友々素敵

人はなぜ生きるのか。それは生きているから。生きていることは素敵なことなのです。

施設に戻った姉を見舞う

2019年11月05日 17時46分52秒 | Weblog

 肺炎で入院していた姉が施設に戻って来て5日目になる。もうそろそろ落ち着いただろうからと、妹夫婦と一緒に見舞いに行って来た。顔色は良かったけど、いっそう小さくなった気がした。部屋に入るとビックリした顔をして、睨みつけるような目で見る。「あんた、誰?」。姪っ子が言ったとおりだ。誰も覚えていない。

 カミさんが私を指さして、「弟」と言ってもキョトンとしている。会話は全く成立しない。姪っ子が一生懸命で思い出させようとするが、むしろ嫌がるそぶりをするし、「お父さんはどこ?」と繰り返すばかりで、姪っ子の名前が出てこない。これには姪っ子の方が落ち込んでしまい、元気を無くした様子だった。

 施設に入居出来て5年、姪っ子のつてがなければここに入ることも出来なかった。嫁入り先の義母も81歳と高齢で、家事も稼業の金魚の世話も、みんな姪っ子にかかっている。

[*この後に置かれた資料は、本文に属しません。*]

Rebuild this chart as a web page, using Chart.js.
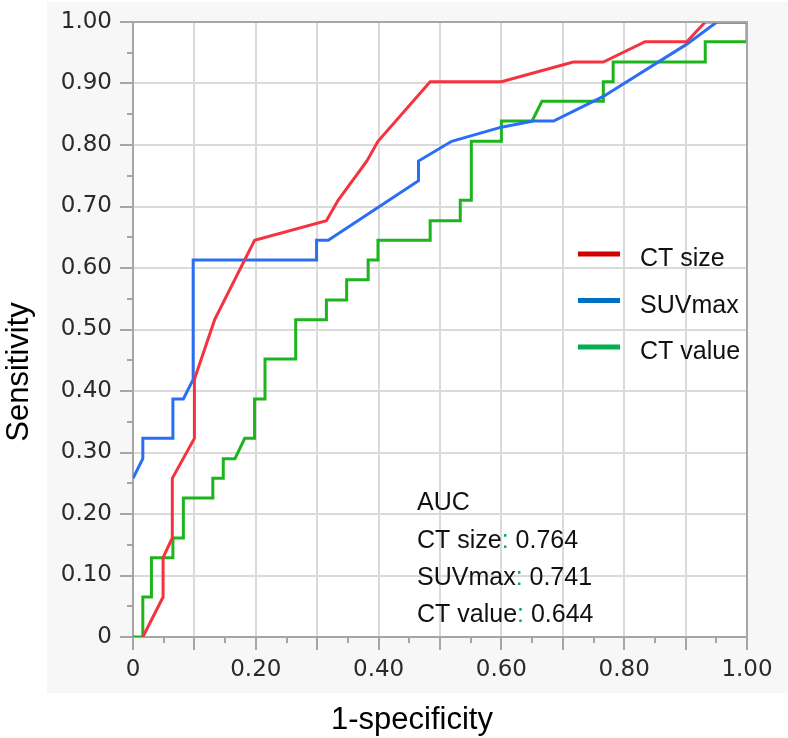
<!DOCTYPE html>
<html>
<head>
<meta charset="utf-8">
<script src="https://cdn.jsdelivr.net/npm/chart.js@4.4.1/dist/chart.umd.min.js"></script>
<style>
  html, body { margin: 0; padding: 0; background: #fff; }
  #wrap { width: 788px; height: 738px; }
</style>
</head>
<body>
<div id="wrap"><canvas id="roc" width="788" height="738"></canvas></div>
<script>
// ROC curves, values
const seriesNames = ['CT size', 'SUVmax', 'CT value'];
const aucValues = [0.764, 0.741, 0.644];
const curveColors = ['#f5333f', '#2a6ef5', '#1db51d'];
const legendColors = ['#d00000', '#0070c0', '#00b050'];

const ctSizeFpr = [0.016, 0.049, 0.049, 0.064, 0.064, 0.100, 0.100, 0.133, 0.198, 0.315, 0.334, 0.381, 0.399, 0.484, 0.600, 0.717, 0.766, 0.834, 0.902, 0.932, 1.000];
const ctSizeTpr = [0.000, 0.065, 0.129, 0.161, 0.258, 0.323, 0.419, 0.516, 0.645, 0.677, 0.710, 0.774, 0.806, 0.903, 0.903, 0.935, 0.935, 0.968, 0.968, 1.000, 1.000];

const suvFpr = [0.000, 0.016, 0.016, 0.065, 0.065, 0.082, 0.098, 0.098, 0.299, 0.299, 0.318, 0.465, 0.465, 0.519, 0.600, 0.652, 0.685, 0.766, 0.902, 0.951, 1.000];
const suvTpr = [0.258, 0.290, 0.323, 0.323, 0.387, 0.387, 0.419, 0.613, 0.613, 0.645, 0.645, 0.742, 0.774, 0.806, 0.829, 0.839, 0.839, 0.879, 0.964, 1.000, 1.000];

const ctValueFpr = [0.000, 0.016, 0.016, 0.030, 0.030, 0.065, 0.065, 0.082, 0.082, 0.130, 0.130, 0.147, 0.147, 0.166, 0.182, 0.198, 0.198, 0.215, 0.215, 0.265, 0.265, 0.315, 0.315, 0.348, 0.348, 0.383, 0.383, 0.399, 0.399, 0.484, 0.484, 0.533, 0.533, 0.551, 0.551, 0.600, 0.600, 0.650, 0.666, 0.766, 0.766, 0.782, 0.782, 0.932, 0.932, 1.000, 1.000];
const ctValueTpr = [0.000, 0.000, 0.065, 0.065, 0.129, 0.129, 0.161, 0.161, 0.226, 0.226, 0.258, 0.258, 0.290, 0.290, 0.323, 0.323, 0.387, 0.387, 0.452, 0.452, 0.516, 0.516, 0.548, 0.548, 0.581, 0.581, 0.613, 0.613, 0.645, 0.645, 0.677, 0.677, 0.710, 0.710, 0.806, 0.806, 0.839, 0.839, 0.871, 0.871, 0.903, 0.903, 0.935, 0.935, 0.968, 0.968, 1.000];

const xTitle = '1-specificity';
const yTitle = 'Sensitivity';

function toPoints(xs, ys) {
  return xs.map(function(x, i) { return { x: x, y: ys[i] }; });
}

function curve(i, xs, ys) {
  return {
    label: seriesNames[i],
    data: toPoints(xs, ys),
    showLine: true,
    borderColor: curveColors[i],
    backgroundColor: curveColors[i],
    borderWidth: 3,
    pointRadius: 0,
    tension: 0,
    legendColor: legendColors[i]
  };
}

const isMajor = function(c) { return c.index % 2 === 0; };
const tickFont = { family: "'DejaVu Sans', sans-serif", size: 23 };
const textFont = "25px 'Liberation Sans', Arial, sans-serif";

// grey panel, white plot area, minor ticks, frame, legend, AUC note and axis titles
const decor = {
  id: 'decor',
  beforeDraw(chart) {
    const ctx = chart.ctx, a = chart.chartArea;
    ctx.save();
    ctx.fillStyle = '#ffffff';
    ctx.fillRect(0, 0, chart.width, chart.height);
    ctx.fillStyle = '#f7f7f7';
    ctx.fillRect(a.left - 86, a.top - 20, chart.width - a.left + 86, a.bottom - a.top + 76);
    ctx.fillStyle = '#ffffff';
    ctx.fillRect(a.left, a.top, a.right - a.left, a.bottom - a.top);
    ctx.restore();
  },
  afterDraw(chart) {
    const ctx = chart.ctx, a = chart.chartArea;
    const xs = chart.scales.x, ys = chart.scales.y;
    ctx.save();

    // minor ticks at the 0.05 steps
    ctx.strokeStyle = '#a6a6a6';
    ctx.lineWidth = 2;
    ctx.beginPath();
    xs.ticks.forEach(function(t, i) {
      if (i % 2 === 1) {
        const px = Math.round(xs.getPixelForValue(t.value));
        ctx.moveTo(px, a.bottom);
        ctx.lineTo(px, a.bottom + 6);
      }
    });
    ys.ticks.forEach(function(t, i) {
      if (i % 2 === 1) {
        const py = Math.round(ys.getPixelForValue(t.value));
        ctx.moveTo(a.left - 6, py);
        ctx.lineTo(a.left, py);
      }
    });
    // top and right edges of the frame
    ctx.moveTo(a.left, a.top);
    ctx.lineTo(a.right, a.top);
    ctx.lineTo(a.right, a.bottom);
    ctx.stroke();

    // legend inside the plot
    ctx.font = textFont;
    ctx.textAlign = 'left';
    ctx.textBaseline = 'alphabetic';
    chart.data.datasets.forEach(function(ds, i) {
      const ly = a.top + 232 + i * 46.5;
      ctx.strokeStyle = ds.legendColor;
      ctx.lineWidth = 5;
      ctx.beginPath();
      ctx.moveTo(a.right - 169, ly);
      ctx.lineTo(a.right - 127, ly);
      ctx.stroke();
      ctx.fillStyle = '#111111';
      ctx.fillText(ds.label, a.right - 107, ly + 12);
    });

    // AUC note
    const nx = a.left + 284;
    ctx.fillStyle = '#111111';
    ctx.fillText('AUC', nx, a.bottom - 127);
    seriesNames.forEach(function(name, i) {
      const by = a.bottom - 89 + i * 37;
      let cx = nx;
      ctx.fillStyle = '#111111';
      ctx.fillText(name, cx, by);
      cx += ctx.measureText(name).width;
      ctx.fillStyle = '#00b050';
      ctx.fillText(':', cx, by);
      cx += ctx.measureText(':').width;
      ctx.fillStyle = '#111111';
      ctx.fillText(' ' + aucValues[i].toFixed(3), cx, by);
    });

    // axis titles
    ctx.font = "31px 'Liberation Sans', Arial, sans-serif";
    ctx.fillStyle = '#000000';
    ctx.textAlign = 'center';
    ctx.fillText(xTitle, a.left + 279, a.bottom + 92);
    ctx.translate(28, a.top + 350);
    ctx.rotate(-Math.PI / 2);
    ctx.fillText(yTitle, 0, 0);
    ctx.restore();
  }
};

new Chart(document.getElementById('roc'), {
  type: 'scatter',
  data: {
    datasets: [
      curve(0, ctSizeFpr, ctSizeTpr),
      curve(1, suvFpr, suvTpr),
      curve(2, ctValueFpr, ctValueTpr)
    ]
  },
  options: {
    responsive: false,
    animation: false,
    devicePixelRatio: 1,
    layout: { padding: { top: 22, right: 41, left: 0, bottom: 0 } },
    plugins: {
      legend: { display: false },
      tooltip: { enabled: false }
    },
    scales: {
      x: {
        type: 'linear',
        min: 0,
        max: 1,
        afterFit: function(s) { s.height = 101; },
        border: { display: true, color: '#a6a6a6', width: 2 },
        grid: {
          color: function(c) { return isMajor(c) ? '#dadada' : 'rgba(0,0,0,0)'; },
          lineWidth: 2,
          tickLength: 13,
          tickWidth: 2,
          tickColor: function(c) { return isMajor(c) ? '#a6a6a6' : 'rgba(0,0,0,0)'; }
        },
        ticks: {
          stepSize: 0.05,
          maxTicksLimit: 21,
          autoSkip: false,
          maxRotation: 0,
          padding: 6,
          color: '#2a2a2a',
          font: tickFont,
          callback: function(v, i) {
            if (i % 4 !== 0) return '';
            return v === 0 ? '0' : v.toFixed(2);
          }
        }
      },
      y: {
        type: 'linear',
        min: 0,
        max: 1,
        afterFit: function(s) { s.width = 133; },
        border: { display: true, color: '#a6a6a6', width: 2 },
        grid: {
          color: function(c) { return isMajor(c) ? '#dadada' : 'rgba(0,0,0,0)'; },
          lineWidth: 2,
          tickLength: 13,
          tickWidth: 2,
          tickColor: function(c) { return isMajor(c) ? '#a6a6a6' : 'rgba(0,0,0,0)'; }
        },
        ticks: {
          stepSize: 0.05,
          maxTicksLimit: 21,
          autoSkip: false,
          padding: 8,
          color: '#2a2a2a',
          font: tickFont,
          callback: function(v, i) {
            if (i % 2 !== 0) return '';
            return v === 0 ? '0' : v.toFixed(2);
          }
        }
      }
    }
  },
  plugins: [decor]
});
</script>
</body>
</html>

そんな忙しい中、時間を割いて母親を見舞っているのに、「あんた、誰?」はさすがに辛いだろう。昨年末から、姪っ子の表情は暗いし、目が空ろだ。元気が取り柄だったのに覇気がない。

 見るからに体重が激減している。ふくよかだった体つきだったのに、お尻も胸も小さくなり頬もこけてきた。カミさんも妹も姪っ子を心配している。妹は姪っ子の方が「先に逝く」とまで言う。義弟は「実家の鹿児島なら、80歳まで生きれば長寿の方。90歳まで生きた人なら、みんなで酒飲んでお祝いして送るよ」と言う。

 姉がどうして死にきれないのか、私には神様の思いが分からないが、「姉さん、もう充分生きたよ。お父さん、お母さん、そして姉さんの弟がいるところに旅立ってもいいよ」と呟く。「姉さんを見送った後でないと、私が逝きにくいから」と呟くところで、そんな自分勝手なことをと思い、呑み込んだ。